Title:This module function generate visualization

:Created : November 2, 2021

:Author : Naveen Duhan

pyseqrna.pyseqrna_plots.plotHeatmap(degDF=None, combinations=None, num=50, figdim=(12, 10), extraColumns=False, type='counts')

This function plots a heatmap based on FOLD change or counts.

Parameters:
  • degDF – All gene expression file or Counts file.
  • combinations – All sample combinations.
  • num – Total number of genes to plot. Default is 50 (25 up and 25 down)
  • figdim – Figure dimensions.
  • type – Heatmap to create on counts/degs.
pyseqrna.pyseqrna_plots.plotMA(degDF=None, countDF=None, comp=None, FOLD=2, FDR=0.05, color=('red', 'grey', 'green'), dim=(8, 5), dotsize=8, markerType='o', alpha=0.5)
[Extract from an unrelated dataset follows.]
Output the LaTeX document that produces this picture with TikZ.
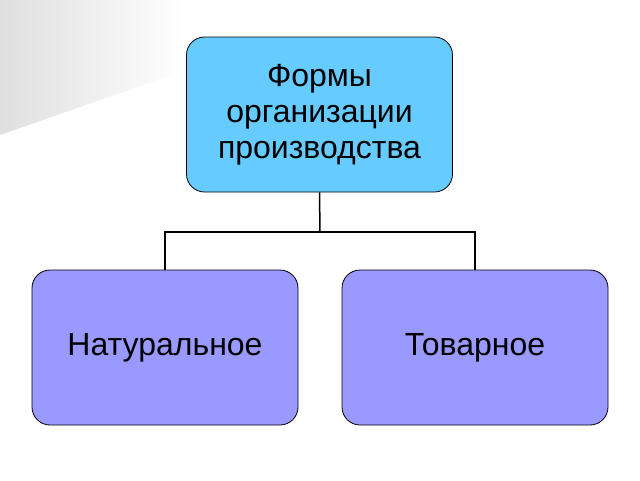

This function plots a MA plot.

Parameters:
  • degDF – All gene expression file.
  • comp – Sample comparison.
  • FOLD – FOLD change. Defaults to 2.
  • FDR – FDR value. Defaults to 0.05.
  • color – Colors to be used in plot. Defaults to (‘red’,’grey’,’green’).
  • dim – Dimensions of the plot. Defaults to (8,5).
  • dotsize – Dotsize on plot. Defaults to 8.
  • markeType – Shape to use. Defaults to ‘o’.
  • alpha – Transparency of plot. Defaults to 0.5.
pyseqrna.pyseqrna_plots.plotVenn(DEGFile=None, FOLD=2, comparisons=None, degLabel='', fontsize=14, figsize=(12, 12), dpi=300)

This function plots a Venn diagram for filtered degs in samples.

Parameters:
  • DEGFile – Filtered deg excel file containg samples sheet-wise.
  • FOLD – FOLD change. Defaults to 2.
  • comparisons – Comparison list. Defaults to None.
  • degLabel – How to put labes either total/ up-down. Defaults to “” i.e. up-down.
  • fontsize – Font size. Defaults to 14.
  • figsize – Figure size. Defaults to (12,12).
  • dpi – Figure DPI resolution. Defaults to 300.
pyseqrna.pyseqrna_plots.plotVolcano(degDF=None, comp=None, FOLD=2, pValue=0.05, color=('red', 'grey', 'green'), dim=(8, 5), dotsize=8, markerType='o', alpha=0.5)

This function plots a Volcano plot.

Parameters:
  • degDF – All gene expression file.
  • comp – Sample comparison.
  • FOLD – FOLD change. Defaults to 2.
  • pValue – Pvalues. Defaults to 0.05.
  • color – Colors to be used in plot. Defaults to (‘red’,’grey’,’green’).
  • dim – Dimensions of the plot. Defaults to (8,5).
  • dotsize – Dotsize on plot. Defaults to 8.
  • markeType – Shape to use. Defaults to ‘o’.
  • alpha – Transparency of plot. Defaults to 0.5.